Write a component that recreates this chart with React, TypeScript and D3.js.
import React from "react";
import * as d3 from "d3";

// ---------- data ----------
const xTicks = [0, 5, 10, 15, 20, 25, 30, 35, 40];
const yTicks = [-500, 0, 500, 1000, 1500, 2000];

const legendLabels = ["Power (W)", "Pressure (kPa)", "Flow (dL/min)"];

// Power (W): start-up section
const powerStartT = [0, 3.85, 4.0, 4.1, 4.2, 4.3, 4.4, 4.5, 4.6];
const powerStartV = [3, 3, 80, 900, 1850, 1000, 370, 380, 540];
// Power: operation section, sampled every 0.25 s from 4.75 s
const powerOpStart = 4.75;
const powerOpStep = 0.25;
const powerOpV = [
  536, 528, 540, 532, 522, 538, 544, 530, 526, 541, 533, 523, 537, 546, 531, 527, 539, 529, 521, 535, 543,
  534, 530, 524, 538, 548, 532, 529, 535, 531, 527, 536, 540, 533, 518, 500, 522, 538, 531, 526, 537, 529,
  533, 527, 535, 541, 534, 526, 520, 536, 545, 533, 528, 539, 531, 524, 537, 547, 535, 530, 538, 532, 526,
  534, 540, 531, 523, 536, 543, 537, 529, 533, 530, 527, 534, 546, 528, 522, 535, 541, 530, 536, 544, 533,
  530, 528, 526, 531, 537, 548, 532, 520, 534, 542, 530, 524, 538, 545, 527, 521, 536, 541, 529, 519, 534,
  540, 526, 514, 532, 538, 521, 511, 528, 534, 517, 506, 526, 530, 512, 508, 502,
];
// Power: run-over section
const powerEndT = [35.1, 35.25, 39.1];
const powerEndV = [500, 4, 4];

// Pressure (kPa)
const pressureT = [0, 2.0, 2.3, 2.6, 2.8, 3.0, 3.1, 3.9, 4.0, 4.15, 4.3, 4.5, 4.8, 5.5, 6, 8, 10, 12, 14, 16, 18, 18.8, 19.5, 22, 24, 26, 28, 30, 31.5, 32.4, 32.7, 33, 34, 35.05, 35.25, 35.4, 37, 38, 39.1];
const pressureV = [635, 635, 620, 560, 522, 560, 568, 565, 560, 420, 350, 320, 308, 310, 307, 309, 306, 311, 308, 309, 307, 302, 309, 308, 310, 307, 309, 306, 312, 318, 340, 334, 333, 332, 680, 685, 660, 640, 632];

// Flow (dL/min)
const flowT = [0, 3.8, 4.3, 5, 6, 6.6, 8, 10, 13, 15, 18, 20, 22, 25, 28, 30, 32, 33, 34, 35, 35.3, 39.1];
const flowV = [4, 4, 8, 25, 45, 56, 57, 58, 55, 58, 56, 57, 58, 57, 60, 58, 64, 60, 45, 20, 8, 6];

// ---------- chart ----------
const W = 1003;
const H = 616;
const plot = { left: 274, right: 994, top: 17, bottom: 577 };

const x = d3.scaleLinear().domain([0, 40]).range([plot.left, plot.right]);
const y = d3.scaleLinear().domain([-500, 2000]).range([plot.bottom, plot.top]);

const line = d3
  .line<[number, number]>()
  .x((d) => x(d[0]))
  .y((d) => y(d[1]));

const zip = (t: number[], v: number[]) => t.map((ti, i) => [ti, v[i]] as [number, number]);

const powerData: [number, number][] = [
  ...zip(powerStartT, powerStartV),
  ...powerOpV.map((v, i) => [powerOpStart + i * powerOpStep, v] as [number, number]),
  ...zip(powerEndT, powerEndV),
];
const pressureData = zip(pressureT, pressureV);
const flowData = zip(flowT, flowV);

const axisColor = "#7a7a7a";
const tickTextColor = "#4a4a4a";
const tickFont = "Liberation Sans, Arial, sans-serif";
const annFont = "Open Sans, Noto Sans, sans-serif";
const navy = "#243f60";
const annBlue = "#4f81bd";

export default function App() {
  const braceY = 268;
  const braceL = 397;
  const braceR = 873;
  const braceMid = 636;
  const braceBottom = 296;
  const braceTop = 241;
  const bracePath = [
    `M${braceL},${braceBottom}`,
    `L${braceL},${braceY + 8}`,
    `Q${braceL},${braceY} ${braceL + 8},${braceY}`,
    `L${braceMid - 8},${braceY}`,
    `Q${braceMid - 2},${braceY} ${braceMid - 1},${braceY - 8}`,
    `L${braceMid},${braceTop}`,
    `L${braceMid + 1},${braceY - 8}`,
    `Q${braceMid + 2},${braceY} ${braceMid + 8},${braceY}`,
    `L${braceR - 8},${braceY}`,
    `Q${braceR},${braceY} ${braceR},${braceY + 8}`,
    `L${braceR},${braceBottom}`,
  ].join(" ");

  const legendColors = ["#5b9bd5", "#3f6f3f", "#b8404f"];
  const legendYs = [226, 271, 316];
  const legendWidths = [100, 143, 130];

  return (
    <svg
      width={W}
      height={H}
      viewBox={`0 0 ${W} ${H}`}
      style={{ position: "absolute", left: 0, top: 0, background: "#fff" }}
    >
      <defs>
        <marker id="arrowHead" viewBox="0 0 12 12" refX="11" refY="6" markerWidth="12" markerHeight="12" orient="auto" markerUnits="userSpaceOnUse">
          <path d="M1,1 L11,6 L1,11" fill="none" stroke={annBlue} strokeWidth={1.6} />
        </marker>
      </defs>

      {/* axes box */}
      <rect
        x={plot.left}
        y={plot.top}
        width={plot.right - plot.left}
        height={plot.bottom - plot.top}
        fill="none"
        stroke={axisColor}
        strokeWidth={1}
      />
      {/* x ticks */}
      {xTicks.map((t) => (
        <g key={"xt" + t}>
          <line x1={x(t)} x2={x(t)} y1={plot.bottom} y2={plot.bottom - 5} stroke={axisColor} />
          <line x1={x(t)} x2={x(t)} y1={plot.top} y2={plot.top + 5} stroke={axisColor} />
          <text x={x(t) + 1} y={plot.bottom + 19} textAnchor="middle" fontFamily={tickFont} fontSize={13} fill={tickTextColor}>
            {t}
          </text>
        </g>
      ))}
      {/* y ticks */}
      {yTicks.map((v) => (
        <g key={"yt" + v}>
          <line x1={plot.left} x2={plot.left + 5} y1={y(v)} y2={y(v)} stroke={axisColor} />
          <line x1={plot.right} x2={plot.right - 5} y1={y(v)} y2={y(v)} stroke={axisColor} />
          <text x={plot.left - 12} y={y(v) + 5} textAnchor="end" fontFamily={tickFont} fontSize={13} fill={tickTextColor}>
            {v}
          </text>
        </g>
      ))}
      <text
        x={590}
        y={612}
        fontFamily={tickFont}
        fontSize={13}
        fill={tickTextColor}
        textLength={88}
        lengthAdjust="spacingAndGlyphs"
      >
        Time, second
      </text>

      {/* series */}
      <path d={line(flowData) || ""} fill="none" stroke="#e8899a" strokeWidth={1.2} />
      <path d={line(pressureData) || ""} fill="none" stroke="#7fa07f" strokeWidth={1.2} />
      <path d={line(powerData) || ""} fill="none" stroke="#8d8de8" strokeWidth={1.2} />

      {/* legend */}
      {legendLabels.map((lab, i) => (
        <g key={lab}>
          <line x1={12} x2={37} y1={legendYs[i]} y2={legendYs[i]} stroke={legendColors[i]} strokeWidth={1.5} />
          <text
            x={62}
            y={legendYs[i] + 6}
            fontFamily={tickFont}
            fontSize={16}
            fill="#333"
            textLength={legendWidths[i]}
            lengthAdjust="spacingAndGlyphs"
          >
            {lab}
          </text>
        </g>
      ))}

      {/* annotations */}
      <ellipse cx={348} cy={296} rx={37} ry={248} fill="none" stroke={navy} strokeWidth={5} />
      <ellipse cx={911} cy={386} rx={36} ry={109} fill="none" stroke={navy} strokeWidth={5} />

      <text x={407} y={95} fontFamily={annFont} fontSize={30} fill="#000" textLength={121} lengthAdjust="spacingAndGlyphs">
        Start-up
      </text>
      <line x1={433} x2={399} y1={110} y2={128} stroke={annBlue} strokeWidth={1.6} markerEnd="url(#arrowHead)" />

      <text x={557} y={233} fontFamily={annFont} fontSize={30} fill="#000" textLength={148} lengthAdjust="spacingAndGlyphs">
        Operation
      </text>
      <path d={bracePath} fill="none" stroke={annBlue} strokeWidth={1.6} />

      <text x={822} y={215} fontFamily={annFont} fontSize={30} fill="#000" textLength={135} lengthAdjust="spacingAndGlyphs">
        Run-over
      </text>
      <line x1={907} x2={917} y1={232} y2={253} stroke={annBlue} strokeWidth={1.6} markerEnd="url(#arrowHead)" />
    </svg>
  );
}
☆ ☆ ☆ ☆ ☆
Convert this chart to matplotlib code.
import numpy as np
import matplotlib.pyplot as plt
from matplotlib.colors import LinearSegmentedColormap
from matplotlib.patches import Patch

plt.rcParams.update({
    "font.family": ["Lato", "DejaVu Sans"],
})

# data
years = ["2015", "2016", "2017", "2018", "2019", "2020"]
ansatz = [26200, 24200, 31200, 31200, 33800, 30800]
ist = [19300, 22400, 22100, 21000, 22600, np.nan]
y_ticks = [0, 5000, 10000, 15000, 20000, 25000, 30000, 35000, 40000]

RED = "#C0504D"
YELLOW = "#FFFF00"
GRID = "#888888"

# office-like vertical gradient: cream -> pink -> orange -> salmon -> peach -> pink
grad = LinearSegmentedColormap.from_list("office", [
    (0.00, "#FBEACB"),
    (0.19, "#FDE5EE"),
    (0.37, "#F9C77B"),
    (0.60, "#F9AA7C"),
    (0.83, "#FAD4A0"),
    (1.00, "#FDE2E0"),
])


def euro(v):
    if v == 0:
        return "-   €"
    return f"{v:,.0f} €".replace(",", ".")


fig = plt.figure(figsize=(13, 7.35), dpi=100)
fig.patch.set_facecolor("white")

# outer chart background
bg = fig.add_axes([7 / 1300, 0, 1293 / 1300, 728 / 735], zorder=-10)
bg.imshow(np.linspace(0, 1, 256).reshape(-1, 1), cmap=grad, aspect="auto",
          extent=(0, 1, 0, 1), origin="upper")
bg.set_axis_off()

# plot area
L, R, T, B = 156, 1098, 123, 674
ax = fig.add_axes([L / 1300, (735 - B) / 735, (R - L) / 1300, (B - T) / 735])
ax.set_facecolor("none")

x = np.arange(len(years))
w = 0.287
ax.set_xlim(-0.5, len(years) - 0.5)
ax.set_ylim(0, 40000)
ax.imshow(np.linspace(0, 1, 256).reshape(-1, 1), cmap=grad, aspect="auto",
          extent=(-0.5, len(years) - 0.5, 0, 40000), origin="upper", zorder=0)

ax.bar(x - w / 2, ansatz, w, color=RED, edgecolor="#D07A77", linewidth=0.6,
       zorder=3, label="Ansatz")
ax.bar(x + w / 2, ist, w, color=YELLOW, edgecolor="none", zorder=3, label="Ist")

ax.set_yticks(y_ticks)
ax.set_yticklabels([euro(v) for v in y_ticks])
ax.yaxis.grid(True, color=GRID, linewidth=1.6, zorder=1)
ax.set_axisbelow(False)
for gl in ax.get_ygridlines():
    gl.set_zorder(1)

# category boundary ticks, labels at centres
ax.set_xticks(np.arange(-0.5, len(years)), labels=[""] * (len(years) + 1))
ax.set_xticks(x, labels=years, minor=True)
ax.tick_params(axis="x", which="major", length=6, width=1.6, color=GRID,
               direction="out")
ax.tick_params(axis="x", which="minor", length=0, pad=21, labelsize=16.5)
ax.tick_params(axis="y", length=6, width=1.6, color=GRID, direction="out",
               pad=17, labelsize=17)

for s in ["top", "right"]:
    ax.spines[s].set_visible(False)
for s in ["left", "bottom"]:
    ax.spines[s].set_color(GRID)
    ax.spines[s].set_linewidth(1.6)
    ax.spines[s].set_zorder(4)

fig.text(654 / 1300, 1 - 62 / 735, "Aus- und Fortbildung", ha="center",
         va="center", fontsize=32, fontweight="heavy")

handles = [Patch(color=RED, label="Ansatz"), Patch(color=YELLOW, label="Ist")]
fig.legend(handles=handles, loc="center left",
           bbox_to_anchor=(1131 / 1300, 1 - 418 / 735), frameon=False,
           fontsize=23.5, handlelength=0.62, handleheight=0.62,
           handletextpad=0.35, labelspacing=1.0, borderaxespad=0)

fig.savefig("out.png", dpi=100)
☆ ☆ ☆ ☆ ☆
REQUIRED TASK: Going through the entries above, tally each line that has the word "matplotlib". Answer with the number only.

EXPECTED ANSWER: 4